Living with HIV
Taking Your Meds Regularly
Keeping Adherence in Mind
One of the things to consider while choosing a therapy is how easy it will be for you to be adherent for an indefinite amount of time.
Taking on complex, long-term treatment doesn’t feel natural to most people. However, this challenge is not unique to people with HIV.
Millions have learned to cope with diseases that require long-term management, including diabetes, mental illness and heart disease, among others.
Whether or not you feel you’re able to adhere to a new regimen may be one thing to consider — along with your lab results and overall general health — in deciding the right time to begin HIV therapy. Your readiness, or ability to commit to the demands of therapy, is an important consideration to discuss with your doctor.
Adhering to all of your HIV drugs is important because not taking them as prescribed every day will lead to inadequate levels of the drugs in your blood. This can result in many things, including no real therapeutic benefit, possible disease progression, development of resistance, and unnecessary side effects.
Giving careful thought to what benefits you hope to derive from treatment, how you’ll evaluate that benefit, and how you might manage side effects will be helpful.
Some people try a "dry run" before beginning therapy, like taking empty gel caps, or small candies like M&Ms, on the prescribed schedule while sticking to any dietary requirements. While this doesn’t prepare one for possible side effects, developing the habit can help you at times when remembering to take therapy might be more of a challenge.

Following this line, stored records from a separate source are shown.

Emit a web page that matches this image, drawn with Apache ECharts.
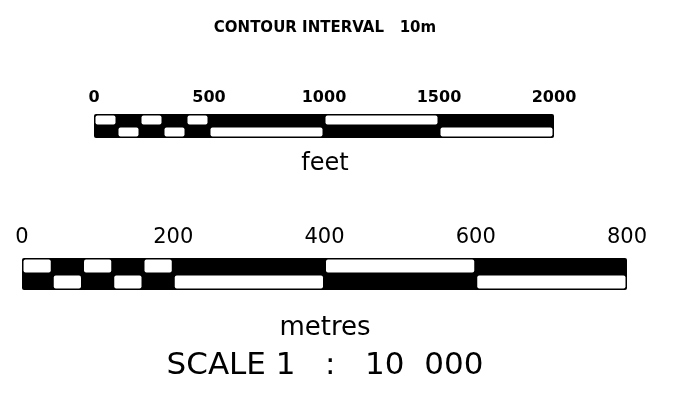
<!DOCTYPE html>
<html>
<head>
<meta charset="utf-8">
<style>
    html, body { margin: 0; padding: 0; background: #fff; }
    #scaleBar { width: 673px; height: 401px; }
</style>
<script src="https://cdn.jsdelivr.net/npm/echarts@6/dist/echarts.min.js"></script>
</head>
<body>
<div id="scaleBar"></div>
<script>
    // feet bar: white blocks of each row, [from, to] in feet
    const feetTicks = [0, 500, 1000, 1500, 2000];
    const feetTopWhite = [[0, 100], [200, 300], [400, 500], [1000, 1500]];
    const feetBottomWhite = [[100, 200], [300, 400], [500, 1000], [1500, 2000]];

    // metres bar
    const metresTicks = [0, 200, 400, 600, 800];
    const metresTopWhite = [[0, 40], [80, 120], [160, 200], [400, 600]];
    const metresBottomWhite = [[40, 80], [120, 160], [200, 400], [600, 800]];

    const headerText = 'CONTOUR INTERVAL   10m';
    const feetUnit = 'feet';
    const metresUnit = 'metres';
    const scaleText = 'SCALE 1   :   10  000';

    function fnRows(top, bottom) {
        let rows = [];
        for (let i = 0; i < top.length; i++) rows.push([top[i][0], top[i][1], 1]);
        for (let i = 0; i < bottom.length; i++) rows.push([bottom[i][0], bottom[i][1], 0]);
        return rows;
    }

    function fnRenderBar(params, api) {
        let p0 = api.coord([api.value(0), 2]);
        let p1 = api.coord([api.value(1), 0]);
        return {
            type: 'rect',
            shape: { x: p0[0], y: p0[1], width: p1[0] - p0[0], height: p1[1] - p0[1], r: 2 },
            style: { fill: '#000' }
        };
    }

    function fnRenderWhite(params, api) {
        let inset = 1.5;
        let p0 = api.coord([api.value(0), api.value(2) + 1]);
        let p1 = api.coord([api.value(1), api.value(2)]);
        return {
            type: 'rect',
            shape: {
                x: p0[0] + inset,
                y: p0[1] + inset,
                width: p1[0] - p0[0] - 2 * inset,
                height: p1[1] - p0[1] - 2 * inset,
                r: 2
            },
            style: { fill: '#fff' }
        };
    }

    function fnTickAxis(ticks, gridIndex, font) {
        return {
            gridIndex: gridIndex,
            type: 'value',
            position: 'top',
            min: ticks[0],
            max: ticks[ticks.length - 1],
            interval: ticks[1] - ticks[0],
            axisLine: { show: false },
            axisTick: { show: false },
            splitLine: { show: false },
            axisLabel: Object.assign({
                showMinLabel: true,
                showMaxLabel: true,
                color: '#000',
                formatter: function (value) { return String(value); }
            }, font)
        };
    }

    function fnText(text, y, size, weight) {
        return {
            type: 'text',
            x: 325,
            y: y,
            style: {
                text: text,
                align: 'center',
                verticalAlign: 'middle',
                fontFamily: 'DejaVu Sans',
                fontWeight: weight,
                fontSize: size,
                fill: '#000'
            }
        };
    }

    let chartDom = document.getElementById('scaleBar');
    let myChart = echarts.init(chartDom, null, { renderer: 'canvas' });

    let option = {
        backgroundColor: '#fff',
        animation: false,
        graphic: [
            fnText(headerText, 28, 15, 'bold'),
            fnText(feetUnit, 164, 24, 'normal'),
            fnText(metresUnit, 328, 26, 'normal'),
            fnText(scaleText, 366, 31, 'normal')
        ],
        grid: [
            { left: 94, width: 460, top: 114, height: 24 },
            { left: 22, width: 605, top: 258, height: 32 }
        ],
        xAxis: [
            fnTickAxis(feetTicks, 0, { fontFamily: 'DejaVu Sans', fontWeight: 'bold', fontSize: 16, margin: 8 }),
            fnTickAxis(metresTicks, 1, { fontFamily: 'DejaVu Sans', fontWeight: 'normal', fontSize: 21, margin: 10 })
        ],
        yAxis: [
            { gridIndex: 0, type: 'value', min: 0, max: 2, show: false },
            { gridIndex: 1, type: 'value', min: 0, max: 2, show: false }
        ],
        series: [
            { type: 'custom', xAxisIndex: 0, yAxisIndex: 0, renderItem: fnRenderBar,
              data: [[feetTicks[0], feetTicks[feetTicks.length - 1]]], clip: false },
            { type: 'custom', xAxisIndex: 0, yAxisIndex: 0, renderItem: fnRenderWhite,
              data: fnRows(feetTopWhite, feetBottomWhite), clip: false },
            { type: 'custom', xAxisIndex: 1, yAxisIndex: 1, renderItem: fnRenderBar,
              data: [[metresTicks[0], metresTicks[metresTicks.length - 1]]], clip: false },
            { type: 'custom', xAxisIndex: 1, yAxisIndex: 1, renderItem: fnRenderWhite,
              data: fnRows(metresTopWhite, metresBottomWhite), clip: false }
        ]
    };

    myChart.setOption(option);
</script>
</body>
</html>
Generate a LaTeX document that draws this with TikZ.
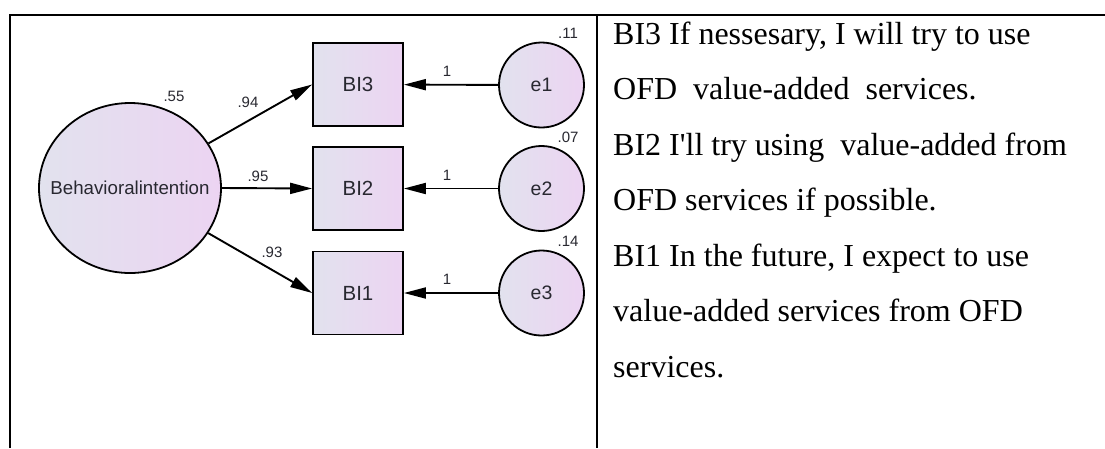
\documentclass[tikz,border=0pt]{standalone}
\usepackage{fontspec}
\setmainfont{Liberation Sans}
\newfontfamily\serifface{Liberation Serif}
\usetikzlibrary{arrows.meta,shapes.geometric}
\definecolor{fillA}{RGB}{226,226,238}
\definecolor{fillB}{RGB}{236,212,242}
\definecolor{dtext}{RGB}{40,40,48}
\begin{document}
\begin{tikzpicture}[x=1pt,y=-1pt,
  shade/.style={left color=fillA,right color=fillB},
  latent/.style={ellipse,draw,line width=1.8pt,shade,inner sep=0pt,
     minimum width=182pt,minimum height=170pt},
  latentlbl/.style={font=\fontsize{18.7}{20}\selectfont,inner sep=0pt,text=dtext},
  errc/.style={circle,draw,line width=1.8pt,shade,inner sep=0pt,text=dtext,
     minimum size=85pt,font=\fontsize{19.5}{22}\selectfont},
  obs/.style={rectangle,draw,line width=1.8pt,shade,inner sep=0pt,text=dtext,
     minimum width=90pt,minimum height=83pt,font=\fontsize{20.5}{22}\selectfont},
  arr/.style={line width=1.9pt,-{Triangle[length=22pt,width=11pt]}},
  num/.style={font=\fontsize{15}{16}\selectfont,inner sep=0pt,text=dtext},
  tline/.style={line width=2.2pt},
  rtxt/.style={anchor=base west,inner sep=0pt,font=\serifface\fontsize{32}{34}\selectfont}]
\useasboundingbox[fill=white] (0,0) rectangle (1105,448);
% table
\coordinate (tl) at (10,15);
\coordinate (tr) at (1105,15);
\coordinate (bl) at (10,448);
\coordinate (dt) at (597,15);
\coordinate (db) at (597,448);
\draw[tline] (bl) -- (tl) -- (tr);
\draw[tline] (dt) -- (db);
% nodes
\node[latent,label={[latentlbl]center:Behavioralintention}] (bi) at (130,188) {};
\node[obs] (b3) at (358,84.5) {BI3};
\node[obs] (b2) at (358,188.5) {BI2};
\node[obs] (b1) at (358,293) {BI1};
\node[errc] (e1) at (541.5,85) {e1};
\node[errc] (e2) at (541.5,188.5) {e2};
\node[errc] (e3) at (541.5,293) {e3};
% arrows
\draw[arr] (bi) -- (b3.west);
\draw[arr] (bi.east) -- (b2.west);
\draw[arr] (bi) -- (b1.west);
\draw[arr] (e1) -- (b3);
\draw[arr] (e2) -- (b2);
\draw[arr] (e3) -- (b1);
% labels
\node[num] (l55) at (174,96) {.55};
\node[num] (l94) at (248,102) {.94};
\node[num] (l95) at (258,176) {.95};
\node[num] (l93) at (272,252) {.93};
\node[num] (l11) at (568,33) {.11};
\node[num] (l07) at (568,137) {.07};
\node[num] (l14) at (568,241) {.14};
\node[num] (o1) at (447,71) {1};
\node[num] (o2) at (447,175) {1};
\node[num] (o3) at (447,279) {1};
% right text
\node[rtxt] (t1) at (613,44.3) {BI3 If nessesary, I will try to use};
\node[rtxt] (t2) at (613,99.8) {OFD\ \ value-added\ \ services.};
\node[rtxt] (t3) at (613,155.3) {BI2 I'll try using\ \ value-added from};
\node[rtxt] (t4) at (613,210.8) {OFD services if possible.};
\node[rtxt] (t5) at (613,266.3) {BI1\ In the future, I expect to use};
\node[rtxt] (t6) at (613,321.8) {value-added services from OFD};
\node[rtxt] (t7) at (613,377.3) {services.};
\end{tikzpicture}
\end{document}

Perhaps the first and most important aspect of adherence lies in choosing the right therapy for you in the first place. Drugs can differ in many ways including:
- whether or not they can be taken with food,
- whether they are taken by mouth or by injection,
- how many times a day they must be taken,
- how many pills per day are needed,
- what other drugs or complementary therapies they can and cannot be used with,
- their side effects and how they make a person feel, and
- whether or not they require refrigeration or other special handling
When you and your doctor are considering therapies, it would be helpful to keep in mind how challenging maintaining adherence might be for you at the very beginning of the process rather than finding out later.